Change is Hard Work

Premier Pulse     February 2025

1134192644By Andre Harris, MD, chief medical officer, Miami Valley Hospital

In 2023, the Executive Team was tasked with improving our organization’s financial position. We successfully reduced our operating loss by more than 50% that year through a focused effort. In 2024, our goal was to reach break-even status. While we didn't fully achieve that target, we still recognized another 50% reduction in our operating loss year over year. This progress was driven by one key factor: change. I recall when I was first directed to improve workflows around patients admitted under observation status. Previously, these patients were not consistently placed in our dedicated observation unit, which specializes in expedient and safe turnover. Recognizing the need for change, we established new guidelines to optimize patient flow through the unit. The result was safe, more efficient, and cost-effective care.

Miami Valley Hospital is now undertaking another significant transformation: geographic patient placement and rounding. This shift is designed to improve communication between patients, nurses, and providers, ultimately enhancing the quality of care.
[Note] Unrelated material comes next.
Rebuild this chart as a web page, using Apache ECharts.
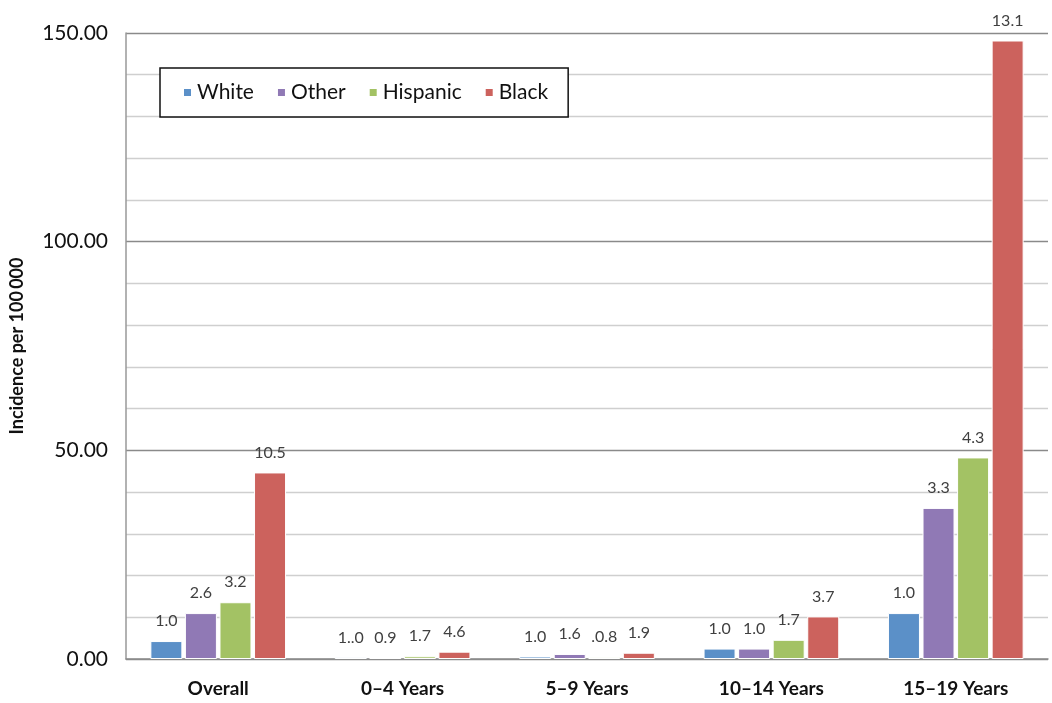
<!DOCTYPE html>
<html><head><meta charset="utf-8">
<script src="https://cdn.jsdelivr.net/npm/echarts@6/dist/echarts.min.js"></script>
<style>html,body{margin:0;padding:0;background:#fff}#c{width:1052px;height:703px}</style>
</head><body><div id="c"></div>
<script>
const categories = ['Overall', '0\u20134 Years', '5\u20139 Years', '10\u201314 Years', '15\u201319 Years'];
const seriesNames = ['White', 'Other', 'Hispanic', 'Black'];
const whiteVals = [4.3, 0.38, 0.6, 2.5, 11.0];
const otherVals = [11.0, 0.34, 1.2, 2.5, 36.2];
const hispanicVals = [13.6, 0.65, 0.45, 4.6, 48.3];
const blackVals = [44.7, 1.75, 1.5, 10.2, 148.2];
const whiteLabels = ['1.0', '1..0', '1.0', '1.0', '1.0'];
const otherLabels = ['2.6', '0.9', '1.6', '1.0', '3.3'];
const hispanicLabels = ['3.2', '1.7', '.0.8', '1.7', '4.3'];
const blackLabels = ['10.5', '4.6', '1.9', '3.7', '13.1'];
const yTicks = [0, 50, 100, 150];

const colors = ['#5b90c8', '#9079b5', '#a3c264', '#cc625d'];
const vals = [whiteVals, otherVals, hispanicVals, blackVals];
const labs = [whiteLabels, otherLabels, hispanicLabels, blackLabels];
const FONT = 'Lato, "Open Sans", sans-serif';

const chart = echarts.init(document.getElementById('c'));
chart.setOption({
  animation: false,
  grid: {left: 126, right: 4, top: 33, bottom: 44, containLabel: false},
  legend: {
    left: 160, top: 68,
    data: seriesNames,
    icon: 'rect', itemWidth: 9, itemHeight: 9, itemGap: 22,
    padding: [14, 20, 14, 22],
    borderColor: '#111', borderWidth: 1.5, backgroundColor: '#fff',
    textStyle: {fontFamily: FONT, fontSize: 21, color: '#111'}
  },
  xAxis: {
    type: 'category', data: categories,
    axisTick: {show: false},
    axisLine: {lineStyle: {color: '#8c8c8c', width: 1.5}},
    axisLabel: {fontFamily: FONT, fontSize: 19, fontWeight: 'bold', color: '#111', margin: 20}
  },
  yAxis: {
    type: 'value', min: 0, max: 150, interval: 10,
    name: 'Incidence per 100\u2009000', nameLocation: 'middle', nameGap: 100,
    nameTextStyle: {fontFamily: FONT, fontSize: 18, fontWeight: 'bold', color: '#111'},
    axisLine: {show: true, lineStyle: {color: '#999', width: 1.5}},
    axisTick: {show: false},
    axisLabel: {
      fontFamily: FONT, fontSize: 21, color: '#111', margin: 18,
      formatter: v => yTicks.indexOf(v) >= 0 ? v.toFixed(2) : ''
    },
    splitLine: {lineStyle: {color: ['#8a8a8a', '#cfcfcf', '#cfcfcf', '#cfcfcf', '#cfcfcf'], width: 1.3}}
  },
  series: seriesNames.map((n, i) => ({
    name: n, type: 'bar', data: vals[i],
    barWidth: 32, barGap: '8%',
    itemStyle: {color: colors[i], borderColor: '#fff', borderWidth: 1},
    label: {
      show: true, position: 'top', distance: 12,
      fontFamily: FONT, fontSize: 16, color: '#404040',
      formatter: p => labs[i][p.dataIndex]
    }
  }))
});
</script></body></html>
Geo-placement fosters specialization, ensuring that nurses who prefer caring for post-operative patients, for example, can focus on that population without frequent interruptions from general medical cases. This specialization enhances efficiency, safety, and patient outcomes.

For our hospitalist group, geographic rounding means leading care on one or two units instead of being spread thin across eight or nine. This approach strengthens provider engagement in daily huddles, expedites discharges, and enables quicker intervention in emergent situations—all critical components of high-quality care.

In his book "Leading Change," John Kotter outlines the steps necessary for successful transformation. Establishing urgency, building a guiding coalition, developing a clear vision and strategy, and communicating change effectively are all part of his eight-step model. Change requires unfreezing old habits, implementing new processes, and solidifying a new normal—a challenging but necessary evolution.

Premier Health stands at the edge of a generational shift, positioning us to lay the foundation for an academic medical center. Achieving this vision requires new processes, hires, and goals—a commitment to continuous improvement and innovation. With our vision to Inspire Better Health, Premier is well-equipped for the future, embracing change as the pathway to excellence through Innovation.